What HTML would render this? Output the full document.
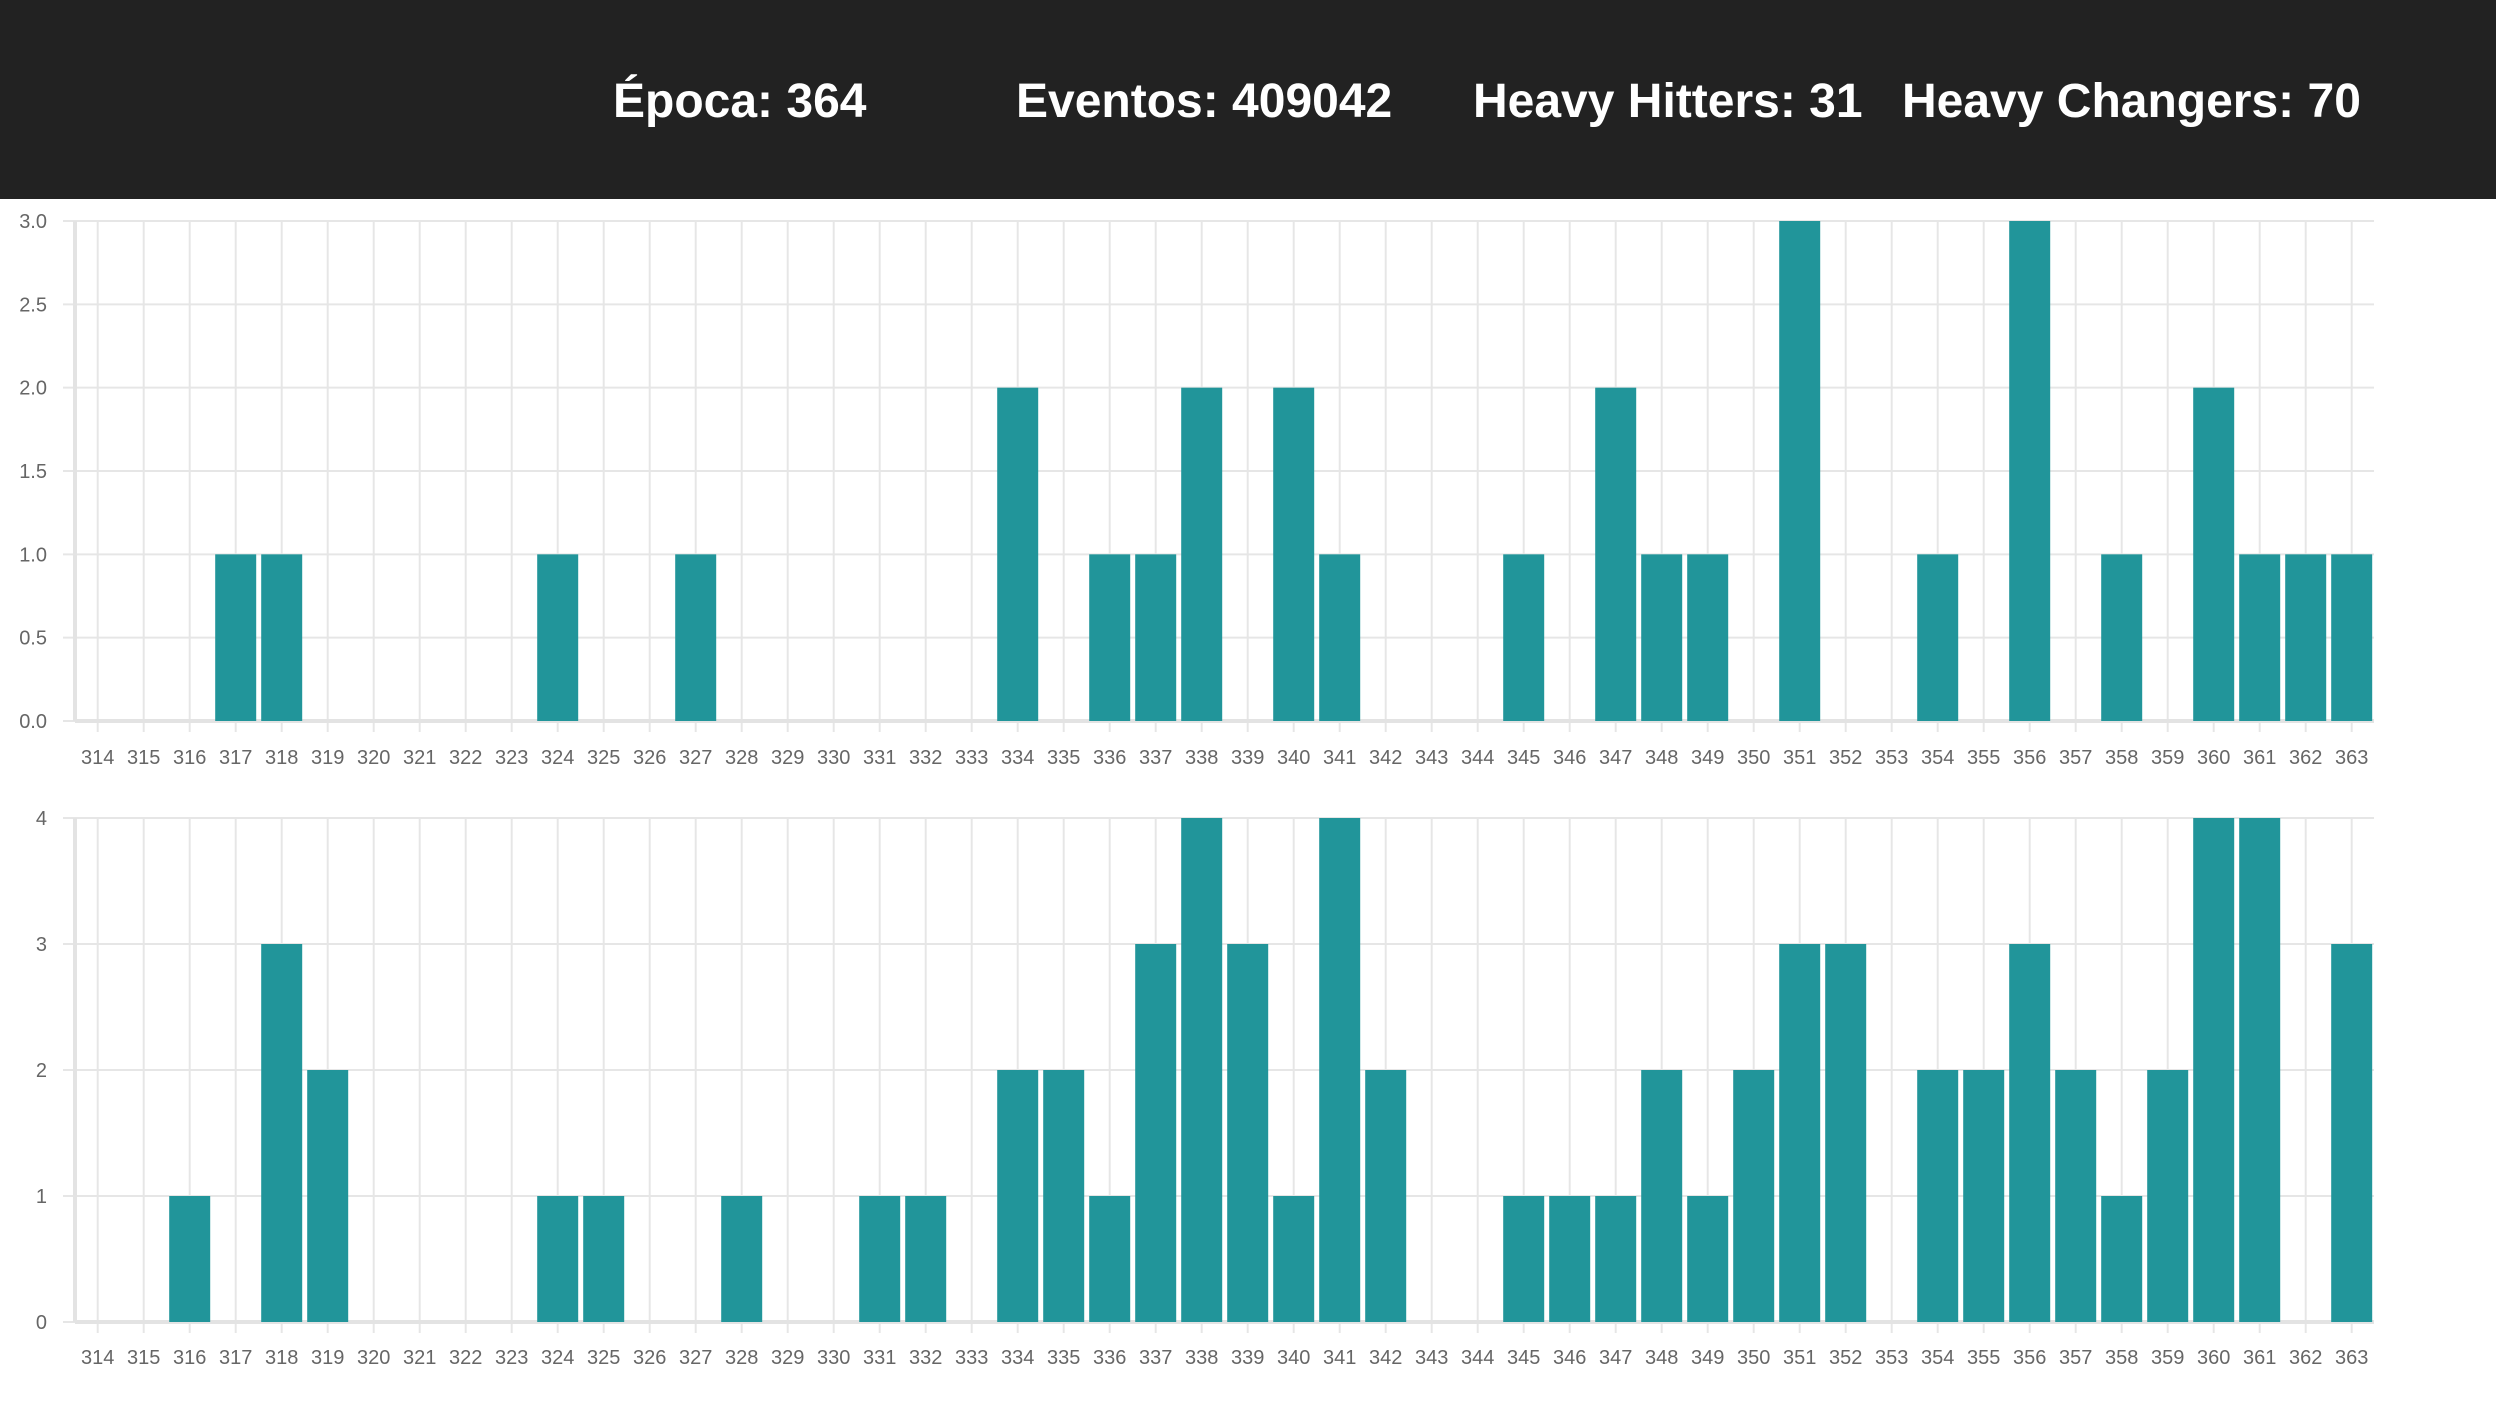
<!DOCTYPE html>
<html><head><meta charset="utf-8"><style>
html,body{margin:0;padding:0;background:#fff;width:2496px;height:1405px;overflow:hidden}
#hdr{position:absolute;left:0;top:0;width:2496px;height:199px;background:#222}
.h{position:absolute;top:74px;font:bold 48px "Liberation Sans",sans-serif;color:#fff;white-space:nowrap}
svg{position:absolute;left:0;top:0}
</style></head><body>
<div id="hdr">
<div class="h" style="left:613px">Época: 364</div>
<div class="h" style="left:1016px">Eventos: 409042</div>
<div class="h" style="left:1473px">Heavy Hitters: 31</div>
<div class="h" style="left:1902px">Heavy Changers: 70</div>
</div>
<svg id="c" width="2496" height="1405"></svg>
<script>
const categories = [];
for (let i = 314; i <= 363; i++) categories.push(i);
const hittersValues = [0,0,0,1,1,0,0,0,0,0,1,0,0,1,0,0,0,0,0,0,2,0,1,1,2,0,2,1,0,0,0,1,0,2,1,1,0,3,0,0,1,0,3,0,1,0,2,1,1,1];
const changersValues = [0,0,1,0,3,2,0,0,0,0,1,1,0,0,1,0,0,1,1,0,2,2,1,3,4,3,1,4,2,0,0,1,1,1,2,1,2,3,3,0,2,2,3,2,1,2,4,4,0,3];
const hittersTicks = [0,0.5,1,1.5,2,2.5,3];
const hittersTickLabels = ["0.0","0.5","1.0","1.5","2.0","2.5","3.0"];
const changersTicks = [0,1,2,3,4];
const changersTickLabels = ["0","1","2","3","4"];

const svg = document.getElementById('c');
const NS = 'http://www.w3.org/2000/svg';
function mk(t, a){const e=document.createElementNS(NS,t);for(const k in a)e.setAttribute(k,a[k]);svg.appendChild(e);return e;}
const x0 = 97.7, step = 46.0, left = 63, right = 2374, axisX = 75;
function xScale(i){return x0 + i*step;}

function draw(prefix, vals, ticks, labels, top, bottom, maxV, labelY){
  const y = v => bottom - (v/maxV)*(bottom-top);
  ticks.forEach((t,i)=>{
    const l = mk('line',{x1:left,x2:right,y1:y(t),y2:y(t),stroke:'#e6e6e6','stroke-width':2});
    
    
    const tx = mk('text',{x:47,y:y(t)+7,'text-anchor':'end','font-family':'Liberation Sans, sans-serif','font-size':20,fill:'#666'});
    tx.textContent = labels[i];
    
    
  });
  categories.forEach((c,i)=>{
    const x = xScale(i);
    const g = mk('line',{x1:x,x2:x,y1:top,y2:bottom+11,stroke:'#e6e6e6','stroke-width':2});
    
    
    const tx = mk('text',{x:x,y:labelY,'text-anchor':'middle','font-family':'Liberation Sans, sans-serif','font-size':20,fill:'#666'});
    tx.textContent = c;
    
    
  });
  const ax = mk('line',{x1:axisX,x2:axisX,y1:top,y2:bottom,stroke:'#e3e3e3','stroke-width':4});
  
  
  const bx = mk('line',{x1:axisX,x2:right,y1:bottom,y2:bottom,stroke:'#e3e3e3','stroke-width':4});
  
  
  vals.forEach((v,i)=>{
    if(!v) return;
    const r = mk('rect',{x:xScale(i)-20.5,y:y(v),width:41,height:bottom-y(v),fill:'#21959a'});
    
    
  });
}
draw('hitters', hittersValues, hittersTicks, hittersTickLabels, 221, 721, 3, 764);
draw('changers', changersValues, changersTicks, changersTickLabels, 818, 1322, 4, 1364);
</script>
</body></html>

★ ★ ★ ★ ★ ★ ★

# Requirement:
Pull out each line containing the word "document" and copy it.

# Correct answer:
What HTML would render this? Output the full document.
const svg = document.getElementById('c');
function mk(t, a){const e=document.createElementNS(NS,t);for(const k in a)e.setAttribute(k,a[k]);svg.appendChild(e);return e;}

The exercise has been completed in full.